--- Begin RECORDS ---

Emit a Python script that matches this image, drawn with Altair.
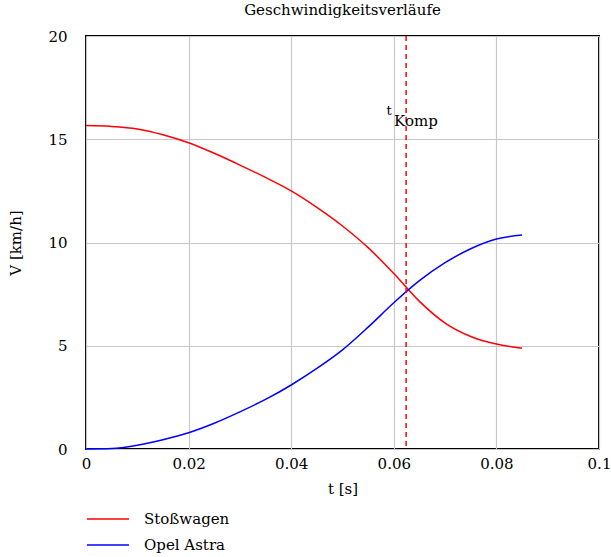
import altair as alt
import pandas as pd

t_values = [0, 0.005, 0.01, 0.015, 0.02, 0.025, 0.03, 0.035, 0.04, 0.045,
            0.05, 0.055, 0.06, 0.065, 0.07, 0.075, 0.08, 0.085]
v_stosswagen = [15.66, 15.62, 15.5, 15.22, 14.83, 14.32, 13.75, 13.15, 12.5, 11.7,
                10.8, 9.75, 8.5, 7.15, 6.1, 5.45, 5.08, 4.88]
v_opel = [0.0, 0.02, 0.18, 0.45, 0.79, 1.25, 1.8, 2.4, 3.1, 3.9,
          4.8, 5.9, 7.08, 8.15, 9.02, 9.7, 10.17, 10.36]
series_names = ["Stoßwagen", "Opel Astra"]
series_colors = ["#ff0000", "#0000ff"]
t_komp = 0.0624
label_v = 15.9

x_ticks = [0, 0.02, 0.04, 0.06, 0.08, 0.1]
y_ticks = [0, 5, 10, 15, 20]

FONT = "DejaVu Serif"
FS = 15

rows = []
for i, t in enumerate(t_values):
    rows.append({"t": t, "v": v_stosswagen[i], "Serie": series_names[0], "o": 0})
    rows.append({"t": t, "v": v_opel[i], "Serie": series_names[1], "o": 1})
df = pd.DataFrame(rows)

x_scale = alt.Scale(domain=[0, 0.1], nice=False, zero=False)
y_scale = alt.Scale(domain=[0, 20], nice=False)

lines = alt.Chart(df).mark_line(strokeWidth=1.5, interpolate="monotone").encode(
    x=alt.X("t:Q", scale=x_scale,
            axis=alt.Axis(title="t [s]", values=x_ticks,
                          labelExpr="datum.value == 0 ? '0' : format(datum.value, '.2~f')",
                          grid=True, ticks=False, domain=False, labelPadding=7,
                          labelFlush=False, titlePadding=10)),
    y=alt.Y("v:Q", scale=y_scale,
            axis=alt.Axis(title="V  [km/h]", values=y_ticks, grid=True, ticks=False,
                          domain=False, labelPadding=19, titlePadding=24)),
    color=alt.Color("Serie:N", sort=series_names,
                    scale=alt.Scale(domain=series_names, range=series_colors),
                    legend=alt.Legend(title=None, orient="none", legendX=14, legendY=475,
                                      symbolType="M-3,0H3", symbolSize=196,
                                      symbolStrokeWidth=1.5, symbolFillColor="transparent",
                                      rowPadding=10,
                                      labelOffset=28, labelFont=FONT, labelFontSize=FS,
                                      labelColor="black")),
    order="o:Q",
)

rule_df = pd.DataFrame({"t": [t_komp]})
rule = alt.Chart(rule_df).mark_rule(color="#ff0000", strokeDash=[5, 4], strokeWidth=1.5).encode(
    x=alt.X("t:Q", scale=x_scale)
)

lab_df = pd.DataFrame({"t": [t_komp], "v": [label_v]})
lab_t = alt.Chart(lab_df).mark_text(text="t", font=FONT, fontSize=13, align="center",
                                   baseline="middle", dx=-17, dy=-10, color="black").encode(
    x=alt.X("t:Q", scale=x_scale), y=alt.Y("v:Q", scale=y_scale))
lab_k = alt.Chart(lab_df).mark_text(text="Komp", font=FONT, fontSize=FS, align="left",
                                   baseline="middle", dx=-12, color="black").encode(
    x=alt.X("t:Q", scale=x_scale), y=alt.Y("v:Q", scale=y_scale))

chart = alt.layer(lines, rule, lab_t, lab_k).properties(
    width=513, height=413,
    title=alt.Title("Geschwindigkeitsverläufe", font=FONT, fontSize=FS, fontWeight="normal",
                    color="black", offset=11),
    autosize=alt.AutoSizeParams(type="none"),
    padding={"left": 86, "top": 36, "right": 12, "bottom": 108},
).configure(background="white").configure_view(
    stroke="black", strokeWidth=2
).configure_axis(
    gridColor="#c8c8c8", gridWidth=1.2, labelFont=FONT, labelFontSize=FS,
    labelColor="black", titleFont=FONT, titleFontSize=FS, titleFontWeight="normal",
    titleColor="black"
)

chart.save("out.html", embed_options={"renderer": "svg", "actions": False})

--- End RECORDS ---
--- Begin RECORDS ---

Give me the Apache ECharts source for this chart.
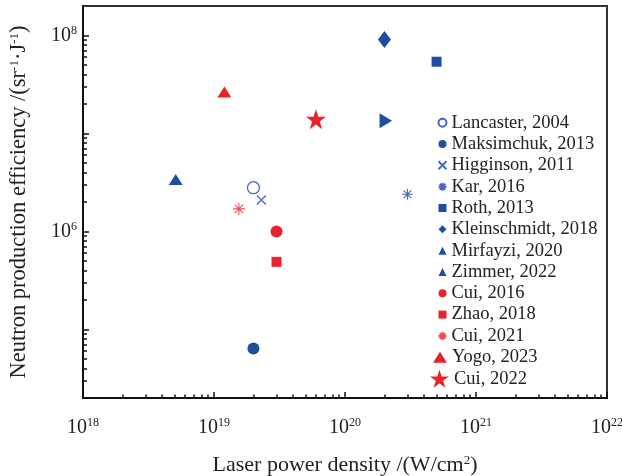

--- End RECORDS ---

* _WHAT YOU ARE ASKED TO DO_
Report how many lines above hold the string "this", giving nothing but the number.

* _SOLUTION TO THE EXERCISE_
2